SOUTHAMPTON, N.Y. – There is a lot about Michelle Wie that hasn’t changed since she won the 2003 U.S. Women’s Amateur Public Links Championship.
A head taller than most players in the field, she is still a striking presence on the course, instantly recognizable as she strides down the fairway. Wie, 23, still possesses the long, powerful swing that unwinds so ferociously in the follow-through that her back nearly faces the target at the finish.
This was the swing that carried her to victory at Ocean Hammock Golf Club in Palm Coast, Fla., 10 years ago. She was just 13 when she won the 2003 U.S. Women’s Amateur Public Links to become the youngest champion of a non-junior USGA championship.
It seems like a long time ago, said Wie, who defeated Virada Nirapathpongporn, 1-up, in the final. I remember how nervous I was coming down 18. It was crazy. Winning that was so special to me, more than winning any other championship.
At Ocean Hammock, Wie’s parents, B.J. and Bo, walked every hole of every match, just as they marched up and down the hills of Sebonack Golf Club as Wie played a practice round on Tuesday for the 2013 U.S. Women’s Open.
In addition to showcasing the similarities, the practice round also demonstrated how Wie’s life and career have progressed over the past decade. While her parents used to be viewed as overprotective and often overbearing, B.J. and Bo kept to the background while providing encouragement and support as they followed her play at Sebonack.
Wie, who graduated from Stanford University last year, is now a full-time professional golfer, embarking on the next stage of her life; her parents provide guidance and feedback as needed.
On the difficult 14th hole, an uphill 428-yard par 4, Wie hit several approach shots, trying to figure out the best angles to anticipated hole locations on the large, undulating green. Bo had walked ahead, and as Michelle approached the green, she asked her mother in Korean where her first shot had landed.
Off the hill, Bo replied.
Off the hill? said Wie incredulously in Korean of the shot, which had rolled to the other side of the putting surface. She then repeated in English: Off the hill?
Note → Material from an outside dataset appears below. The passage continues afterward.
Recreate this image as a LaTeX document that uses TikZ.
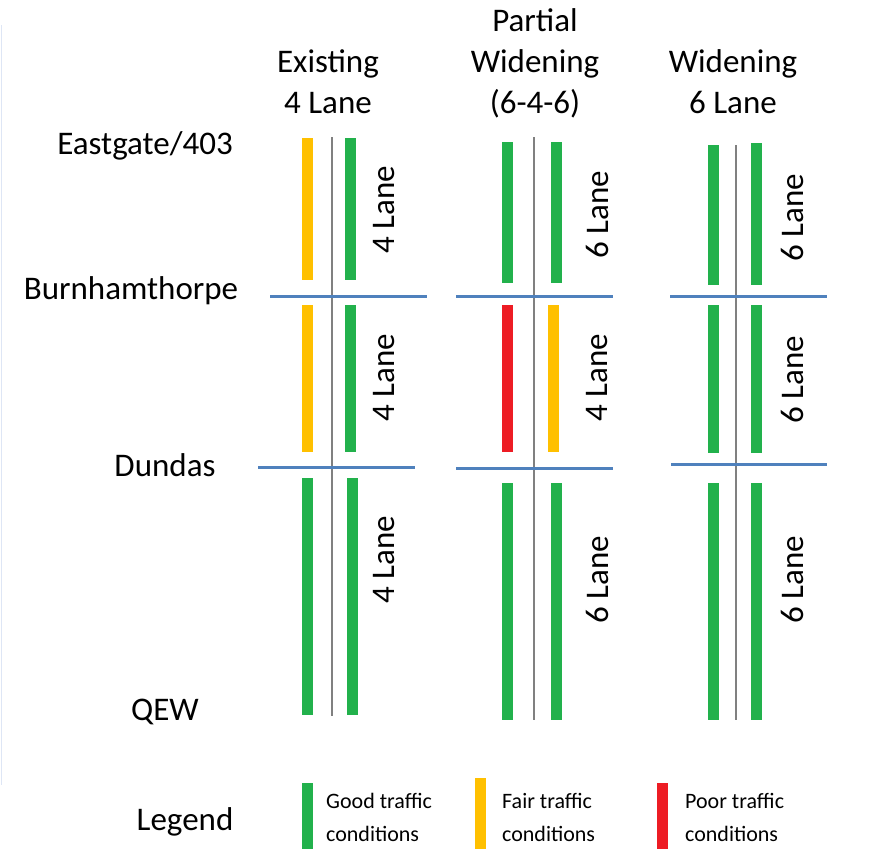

Once settled on the green, Wie demonstrated the biggest change in her game over the past 10 years. She stroked putts to various sections of the green, using a stance in which she bends over so much that her torso is parallel to the ground.
Wie’s unusual form is a reminder of her putting struggles, which have kept her from fulfilling the seemingly endless potential she demonstrated after barely entering her teenage years. In addition to her historic victory in the U.S. Women’s Amateur Public Links, Wie played in two women’s professional majors in 2003, tying for ninth at the Kraft Nabisco Championship and making the cut in her first U.S. Women’s Open.
The following year, Wie tied for fourth in the Kraft Nabisco and tied for 13th in the U.S. Women’s Open. By the time she turned 17, Wie had added five more top-five major finishes, including a tie for third in the 2006 U.S. Women’s Open.
But Wie, who turned professional a week before her 16th birthday, has been unable to keep up the torrid pace she set early in her career. She has two LPGA Tour victories, the last in 2010.
This year, Wie, who had come close to making cuts in PGA Tour events as a teenager, has missed six of 13 cuts on the LPGA Tour. But the player who qualified for her first USGA championship, the 2000 U.S. Women’s Amateur Championship, at age 10, always finds inspiration in playing under the USGA flag.
I’m really excited to play, said Wie, who is playing her 10th U.S. Women’s Open. I love USGA events. You hear about the U.S. Open growing up. You watch it on TV. And then finally, just playing in it. That was a pretty amazing experience for me.
It’s still as special as it was the first time I played it. It’s probably the most important tournament for me during the year. I definitely look forward to this championship a lot.